--- Exercise goal ---
Output every line of the material exactly, omitting images.

--- Raw data ---
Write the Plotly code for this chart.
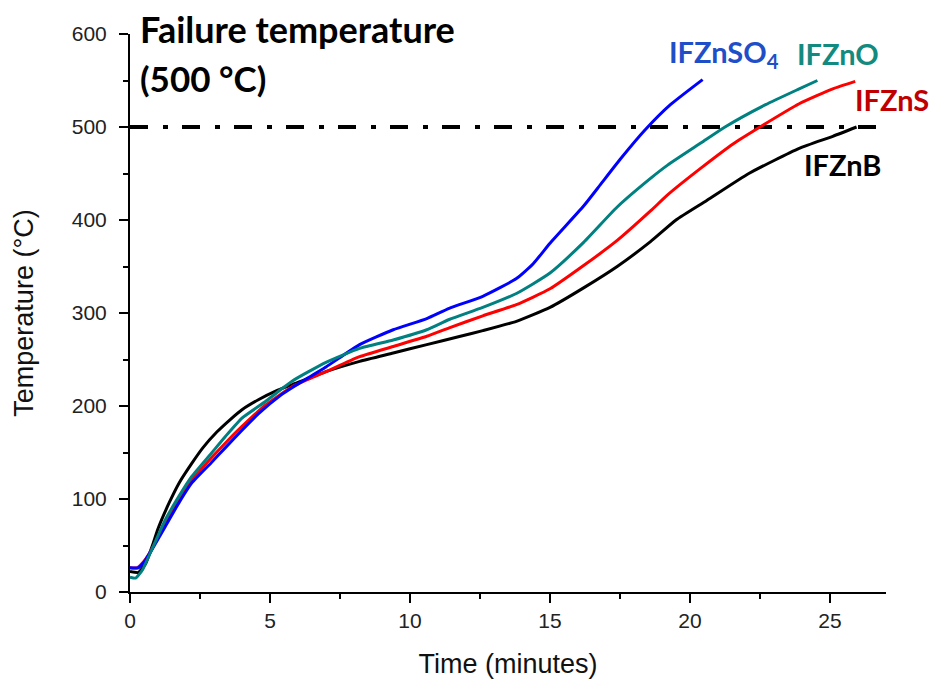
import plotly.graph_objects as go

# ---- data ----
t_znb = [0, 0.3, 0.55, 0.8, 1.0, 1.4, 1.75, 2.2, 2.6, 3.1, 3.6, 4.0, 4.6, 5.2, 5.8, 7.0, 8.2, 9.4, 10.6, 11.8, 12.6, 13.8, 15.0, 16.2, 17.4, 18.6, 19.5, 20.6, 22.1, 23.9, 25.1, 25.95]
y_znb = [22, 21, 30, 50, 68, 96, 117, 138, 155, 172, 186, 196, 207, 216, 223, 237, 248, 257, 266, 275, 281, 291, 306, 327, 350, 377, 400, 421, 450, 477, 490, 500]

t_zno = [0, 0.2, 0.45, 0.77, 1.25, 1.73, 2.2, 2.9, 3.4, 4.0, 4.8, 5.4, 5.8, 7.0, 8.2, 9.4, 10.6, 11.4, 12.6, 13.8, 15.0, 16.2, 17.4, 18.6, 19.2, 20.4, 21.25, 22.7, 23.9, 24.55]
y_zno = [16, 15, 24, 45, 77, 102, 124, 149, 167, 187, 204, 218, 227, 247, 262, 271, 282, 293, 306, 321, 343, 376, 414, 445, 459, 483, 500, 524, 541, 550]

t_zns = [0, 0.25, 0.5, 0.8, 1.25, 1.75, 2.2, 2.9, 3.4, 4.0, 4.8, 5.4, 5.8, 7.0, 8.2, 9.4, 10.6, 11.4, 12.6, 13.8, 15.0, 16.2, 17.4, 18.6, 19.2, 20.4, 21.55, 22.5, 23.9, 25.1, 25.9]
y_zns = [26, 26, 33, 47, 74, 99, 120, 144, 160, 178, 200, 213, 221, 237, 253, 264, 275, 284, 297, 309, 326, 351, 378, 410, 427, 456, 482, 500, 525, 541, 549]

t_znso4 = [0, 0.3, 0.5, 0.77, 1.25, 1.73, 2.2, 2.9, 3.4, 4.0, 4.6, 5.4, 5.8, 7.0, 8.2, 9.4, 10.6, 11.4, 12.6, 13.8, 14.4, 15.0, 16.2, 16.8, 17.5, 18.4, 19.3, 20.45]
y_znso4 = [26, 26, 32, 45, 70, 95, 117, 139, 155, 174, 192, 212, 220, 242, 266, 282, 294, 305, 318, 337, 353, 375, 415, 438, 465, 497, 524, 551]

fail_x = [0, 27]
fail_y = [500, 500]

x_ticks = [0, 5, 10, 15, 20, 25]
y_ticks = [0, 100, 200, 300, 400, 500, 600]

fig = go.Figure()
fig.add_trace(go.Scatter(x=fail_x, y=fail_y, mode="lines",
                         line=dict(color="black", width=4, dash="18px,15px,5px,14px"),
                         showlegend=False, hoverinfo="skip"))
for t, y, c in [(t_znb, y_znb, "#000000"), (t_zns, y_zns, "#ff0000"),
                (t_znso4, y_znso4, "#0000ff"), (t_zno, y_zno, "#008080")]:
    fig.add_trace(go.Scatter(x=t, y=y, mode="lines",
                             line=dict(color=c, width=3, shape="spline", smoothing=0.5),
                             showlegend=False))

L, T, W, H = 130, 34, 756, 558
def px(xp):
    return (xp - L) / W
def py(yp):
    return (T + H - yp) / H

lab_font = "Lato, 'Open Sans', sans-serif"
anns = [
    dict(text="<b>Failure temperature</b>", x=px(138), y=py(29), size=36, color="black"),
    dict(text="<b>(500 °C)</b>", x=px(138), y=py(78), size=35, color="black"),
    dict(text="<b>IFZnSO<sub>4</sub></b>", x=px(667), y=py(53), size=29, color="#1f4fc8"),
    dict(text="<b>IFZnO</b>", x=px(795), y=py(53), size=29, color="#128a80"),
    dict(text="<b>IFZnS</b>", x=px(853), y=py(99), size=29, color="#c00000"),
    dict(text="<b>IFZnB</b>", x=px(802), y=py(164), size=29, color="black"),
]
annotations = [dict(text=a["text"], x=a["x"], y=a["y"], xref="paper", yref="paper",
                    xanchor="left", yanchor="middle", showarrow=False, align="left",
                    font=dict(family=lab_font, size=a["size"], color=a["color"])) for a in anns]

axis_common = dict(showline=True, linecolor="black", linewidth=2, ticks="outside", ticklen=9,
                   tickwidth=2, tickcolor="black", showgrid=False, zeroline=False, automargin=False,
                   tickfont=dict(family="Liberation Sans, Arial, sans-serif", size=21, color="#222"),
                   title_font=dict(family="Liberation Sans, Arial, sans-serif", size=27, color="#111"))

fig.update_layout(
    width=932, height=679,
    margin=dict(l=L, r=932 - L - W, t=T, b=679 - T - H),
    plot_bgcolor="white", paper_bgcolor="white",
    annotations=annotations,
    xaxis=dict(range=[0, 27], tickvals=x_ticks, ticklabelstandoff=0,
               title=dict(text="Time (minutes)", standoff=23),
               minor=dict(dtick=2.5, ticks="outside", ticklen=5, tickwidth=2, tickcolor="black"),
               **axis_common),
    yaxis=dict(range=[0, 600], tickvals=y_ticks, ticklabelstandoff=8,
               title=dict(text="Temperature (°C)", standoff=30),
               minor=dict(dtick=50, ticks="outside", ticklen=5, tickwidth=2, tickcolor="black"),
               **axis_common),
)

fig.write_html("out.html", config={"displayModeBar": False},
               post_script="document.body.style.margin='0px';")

--- Full output ---
Write the Plotly code for this chart.
import plotly.graph_objects as go

# ---- data ----
t_znb = [0, 0.3, 0.55, 0.8, 1.0, 1.4, 1.75, 2.2, 2.6, 3.1, 3.6, 4.0, 4.6, 5.2, 5.8, 7.0, 8.2, 9.4, 10.6, 11.8, 12.6, 13.8, 15.0, 16.2, 17.4, 18.6, 19.5, 20.6, 22.1, 23.9, 25.1, 25.95]
y_znb = [22, 21, 30, 50, 68, 96, 117, 138, 155, 172, 186, 196, 207, 216, 223, 237, 248, 257, 266, 275, 281, 291, 306, 327, 350, 377, 400, 421, 450, 477, 490, 500]

t_zno = [0, 0.2, 0.45, 0.77, 1.25, 1.73, 2.2, 2.9, 3.4, 4.0, 4.8, 5.4, 5.8, 7.0, 8.2, 9.4, 10.6, 11.4, 12.6, 13.8, 15.0, 16.2, 17.4, 18.6, 19.2, 20.4, 21.25, 22.7, 23.9, 24.55]
y_zno = [16, 15, 24, 45, 77, 102, 124, 149, 167, 187, 204, 218, 227, 247, 262, 271, 282, 293, 306, 321, 343, 376, 414, 445, 459, 483, 500, 524, 541, 550]

t_zns = [0, 0.25, 0.5, 0.8, 1.25, 1.75, 2.2, 2.9, 3.4, 4.0, 4.8, 5.4, 5.8, 7.0, 8.2, 9.4, 10.6, 11.4, 12.6, 13.8, 15.0, 16.2, 17.4, 18.6, 19.2, 20.4, 21.55, 22.5, 23.9, 25.1, 25.9]
y_zns = [26, 26, 33, 47, 74, 99, 120, 144, 160, 178, 200, 213, 221, 237, 253, 264, 275, 284, 297, 309, 326, 351, 378, 410, 427, 456, 482, 500, 525, 541, 549]

t_znso4 = [0, 0.3, 0.5, 0.77, 1.25, 1.73, 2.2, 2.9, 3.4, 4.0, 4.6, 5.4, 5.8, 7.0, 8.2, 9.4, 10.6, 11.4, 12.6, 13.8, 14.4, 15.0, 16.2, 16.8, 17.5, 18.4, 19.3, 20.45]
y_znso4 = [26, 26, 32, 45, 70, 95, 117, 139, 155, 174, 192, 212, 220, 242, 266, 282, 294, 305, 318, 337, 353, 375, 415, 438, 465, 497, 524, 551]

fail_x = [0, 27]
fail_y = [500, 500]

x_ticks = [0, 5, 10, 15, 20, 25]
y_ticks = [0, 100, 200, 300, 400, 500, 600]

fig = go.Figure()
fig.add_trace(go.Scatter(x=fail_x, y=fail_y, mode="lines",
                         line=dict(color="black", width=4, dash="18px,15px,5px,14px"),
                         showlegend=False, hoverinfo="skip"))
for t, y, c in [(t_znb, y_znb, "#000000"), (t_zns, y_zns, "#ff0000"),
                (t_znso4, y_znso4, "#0000ff"), (t_zno, y_zno, "#008080")]:
    fig.add_trace(go.Scatter(x=t, y=y, mode="lines",
                             line=dict(color=c, width=3, shape="spline", smoothing=0.5),
                             showlegend=False))

L, T, W, H = 130, 34, 756, 558
def px(xp):
    return (xp - L) / W
def py(yp):
    return (T + H - yp) / H

lab_font = "Lato, 'Open Sans', sans-serif"
anns = [
    dict(text="<b>Failure temperature</b>", x=px(138), y=py(29), size=36, color="black"),
    dict(text="<b>(500 °C)</b>", x=px(138), y=py(78), size=35, color="black"),
    dict(text="<b>IFZnSO<sub>4</sub></b>", x=px(667), y=py(53), size=29, color="#1f4fc8"),
    dict(text="<b>IFZnO</b>", x=px(795), y=py(53), size=29, color="#128a80"),
    dict(text="<b>IFZnS</b>", x=px(853), y=py(99), size=29, color="#c00000"),
    dict(text="<b>IFZnB</b>", x=px(802), y=py(164), size=29, color="black"),
]
annotations = [dict(text=a["text"], x=a["x"], y=a["y"], xref="paper", yref="paper",
                    xanchor="left", yanchor="middle", showarrow=False, align="left",
                    font=dict(family=lab_font, size=a["size"], color=a["color"])) for a in anns]

axis_common = dict(showline=True, linecolor="black", linewidth=2, ticks="outside", ticklen=9,
                   tickwidth=2, tickcolor="black", showgrid=False, zeroline=False, automargin=False,
                   tickfont=dict(family="Liberation Sans, Arial, sans-serif", size=21, color="#222"),
                   title_font=dict(family="Liberation Sans, Arial, sans-serif", size=27, color="#111"))

fig.update_layout(
    width=932, height=679,
    margin=dict(l=L, r=932 - L - W, t=T, b=679 - T - H),
    plot_bgcolor="white", paper_bgcolor="white",
    annotations=annotations,
    xaxis=dict(range=[0, 27], tickvals=x_ticks, ticklabelstandoff=0,
               title=dict(text="Time (minutes)", standoff=23),
               minor=dict(dtick=2.5, ticks="outside", ticklen=5, tickwidth=2, tickcolor="black"),
               **axis_common),
    yaxis=dict(range=[0, 600], tickvals=y_ticks, ticklabelstandoff=8,
               title=dict(text="Temperature (°C)", standoff=30),
               minor=dict(dtick=50, ticks="outside", ticklen=5, tickwidth=2, tickcolor="black"),
               **axis_common),
)

fig.write_html("out.html", config={"displayModeBar": False},
               post_script="document.body.style.margin='0px';")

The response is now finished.